Copy the material that follows word for word and omit its pictures.
═════ Supplied information
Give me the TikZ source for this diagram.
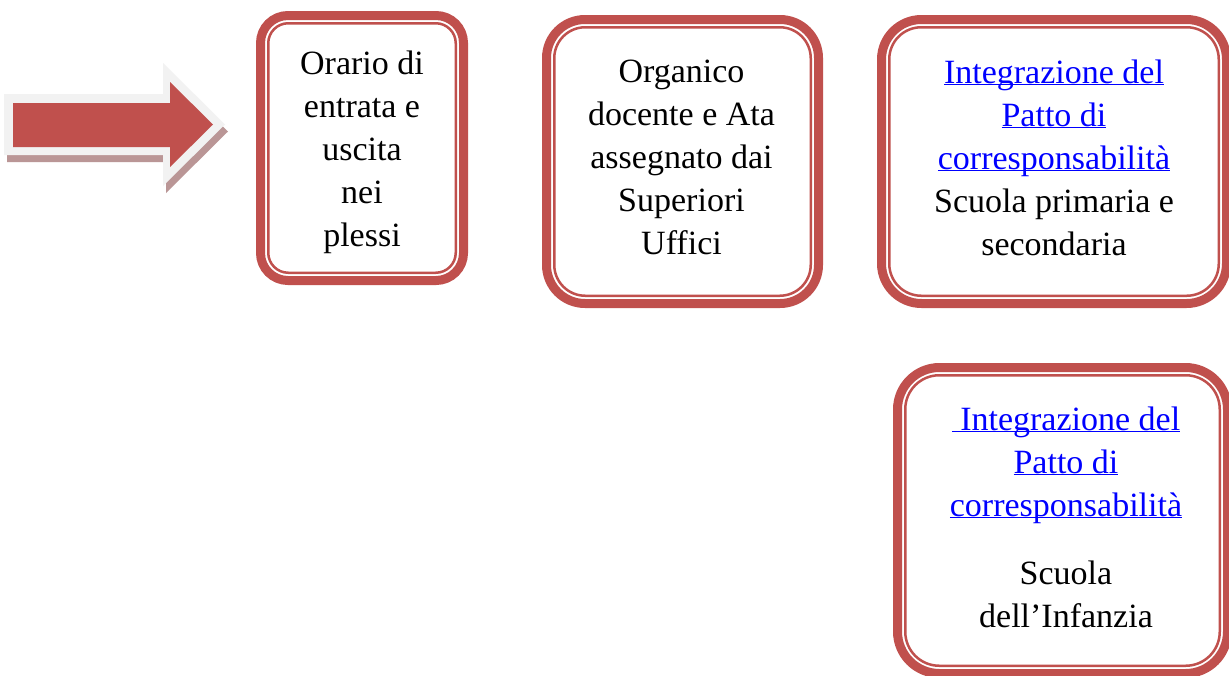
\documentclass[tikz,border=0pt]{standalone}
\usepackage{fontspec}
\setmainfont{Liberation Serif}

\definecolor{boxred}{RGB}{192,80,77}
\definecolor{linkblue}{RGB}{0,0,255}
\definecolor{arrowrim}{RGB}{242,242,242}
\definecolor{arrowshade}{RGB}{186,150,150}

\newcommand{\linkline}[1]{\textcolor{linkblue}{\underline{\smash{#1}}}}

\begin{document}
\begin{tikzpicture}[x=1pt,y=-1pt]
  \tikzset{BoxStyle/.style = {
    shape         = rectangle,
    draw          = boxred,
    fill          = white,
    line width    = 9pt,
    inner sep     = 0pt,
    outer sep     = 0pt
    }
  }
  \tikzset{InnerStyle/.style = {
    draw          = boxred,
    line width    = 2.5pt
    }
  }
  \tikzset{TextStyle/.style = {
    anchor        = base,
    text width    = 340pt,
    align         = flush center,
    inner sep     = 0pt,
    text          = black,
    font          = \fontsize{34}{43}\selectfont
    }
  }

  \clip (0,0) rectangle (1229,675);
  \fill[white] (0,0) rectangle (1229,675);

  % arrow
  \fill[arrowshade] (7,101) -- (166,101) -- (166,70) -- (228,131.5) -- (166,193) -- (166,162) -- (7,162) -- cycle;
  \fill[arrowrim] (4,94) -- (163,94) -- (163,63) -- (225,124.5) -- (163,186) -- (163,155) -- (4,155) -- cycle;
  \fill[boxred] (13,103) -- (170,103) -- (170,82) -- (213,124.5) -- (170,167) -- (170,147) -- (13,147) -- cycle;

  % boxes
	\node[BoxStyle, minimum width=203pt, minimum height=265pt, rounded corners=27.5pt](B1) at (362, 148) {};
	\node[BoxStyle, minimum width=272pt, minimum height=284pt, rounded corners=38.5pt](B2) at (682.5, 161.5) {};
	\node[BoxStyle, minimum width=345pt, minimum height=284pt, rounded corners=40pt](B3) at (1054, 161.5) {};
	\node[BoxStyle, minimum width=330pt, minimum height=306pt, rounded corners=42pt](B4) at (1062.5, 520.5) {};
	\draw[InnerStyle, rounded corners=20pt]([shift={(7.75,7.75)}]B1.north west) rectangle ([shift={(-7.75,-7.75)}]B1.south east);
	\draw[InnerStyle, rounded corners=31pt]([shift={(7.75,7.75)}]B2.north west) rectangle ([shift={(-7.75,-7.75)}]B2.south east);
	\draw[InnerStyle, rounded corners=32pt]([shift={(7.75,7.75)}]B3.north west) rectangle ([shift={(-7.75,-7.75)}]B3.south east);
	\draw[InnerStyle, rounded corners=34pt]([shift={(7.75,7.75)}]B4.north west) rectangle ([shift={(-7.75,-7.75)}]B4.south east);

  % texts
	\node[TextStyle](T1) at (362, 74) {Orario di\\entrata e\\uscita\\nei\\plessi};
	\node[TextStyle](T2) at (681.5, 82) {Organico\\docente e Ata\\assegnato dai\\Superiori\\Uffici};
	\node[TextStyle](T3) at (1054, 83) {\linkline{Integrazione del}\\\linkline{Patto di}\\\linkline{corresponsabilità}\\Scuola primaria e\\secondaria};
	\node[TextStyle](T4) at (1066, 430) {\linkline{\ Integrazione del}\\\linkline{Patto di}\\\linkline{corresponsabilità}\\[25pt]Scuola\\dell’Infanzia};
\end{tikzpicture}
\end{document}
══════════
• [Solution to the problem]:
Give me the TikZ source for this diagram.
\documentclass[tikz,border=0pt]{standalone}
\usepackage{fontspec}
\setmainfont{Liberation Serif}

\definecolor{boxred}{RGB}{192,80,77}
\definecolor{linkblue}{RGB}{0,0,255}
\definecolor{arrowrim}{RGB}{242,242,242}
\definecolor{arrowshade}{RGB}{186,150,150}

\newcommand{\linkline}[1]{\textcolor{linkblue}{\underline{\smash{#1}}}}

\begin{document}
\begin{tikzpicture}[x=1pt,y=-1pt]
  \tikzset{BoxStyle/.style = {
    shape         = rectangle,
    draw          = boxred,
    fill          = white,
    line width    = 9pt,
    inner sep     = 0pt,
    outer sep     = 0pt
    }
  }
  \tikzset{InnerStyle/.style = {
    draw          = boxred,
    line width    = 2.5pt
    }
  }
  \tikzset{TextStyle/.style = {
    anchor        = base,
    text width    = 340pt,
    align         = flush center,
    inner sep     = 0pt,
    text          = black,
    font          = \fontsize{34}{43}\selectfont
    }
  }

  \clip (0,0) rectangle (1229,675);
  \fill[white] (0,0) rectangle (1229,675);

  % arrow
  \fill[arrowshade] (7,101) -- (166,101) -- (166,70) -- (228,131.5) -- (166,193) -- (166,162) -- (7,162) -- cycle;
  \fill[arrowrim] (4,94) -- (163,94) -- (163,63) -- (225,124.5) -- (163,186) -- (163,155) -- (4,155) -- cycle;
  \fill[boxred] (13,103) -- (170,103) -- (170,82) -- (213,124.5) -- (170,167) -- (170,147) -- (13,147) -- cycle;

  % boxes
	\node[BoxStyle, minimum width=203pt, minimum height=265pt, rounded corners=27.5pt](B1) at (362, 148) {};
	\node[BoxStyle, minimum width=272pt, minimum height=284pt, rounded corners=38.5pt](B2) at (682.5, 161.5) {};
	\node[BoxStyle, minimum width=345pt, minimum height=284pt, rounded corners=40pt](B3) at (1054, 161.5) {};
	\node[BoxStyle, minimum width=330pt, minimum height=306pt, rounded corners=42pt](B4) at (1062.5, 520.5) {};
	\draw[InnerStyle, rounded corners=20pt]([shift={(7.75,7.75)}]B1.north west) rectangle ([shift={(-7.75,-7.75)}]B1.south east);
	\draw[InnerStyle, rounded corners=31pt]([shift={(7.75,7.75)}]B2.north west) rectangle ([shift={(-7.75,-7.75)}]B2.south east);
	\draw[InnerStyle, rounded corners=32pt]([shift={(7.75,7.75)}]B3.north west) rectangle ([shift={(-7.75,-7.75)}]B3.south east);
	\draw[InnerStyle, rounded corners=34pt]([shift={(7.75,7.75)}]B4.north west) rectangle ([shift={(-7.75,-7.75)}]B4.south east);

  % texts
	\node[TextStyle](T1) at (362, 74) {Orario di\\entrata e\\uscita\\nei\\plessi};
	\node[TextStyle](T2) at (681.5, 82) {Organico\\docente e Ata\\assegnato dai\\Superiori\\Uffici};
	\node[TextStyle](T3) at (1054, 83) {\linkline{Integrazione del}\\\linkline{Patto di}\\\linkline{corresponsabilità}\\Scuola primaria e\\secondaria};
	\node[TextStyle](T4) at (1066, 430) {\linkline{\ Integrazione del}\\\linkline{Patto di}\\\linkline{corresponsabilità}\\[25pt]Scuola\\dell’Infanzia};
\end{tikzpicture}
\end{document}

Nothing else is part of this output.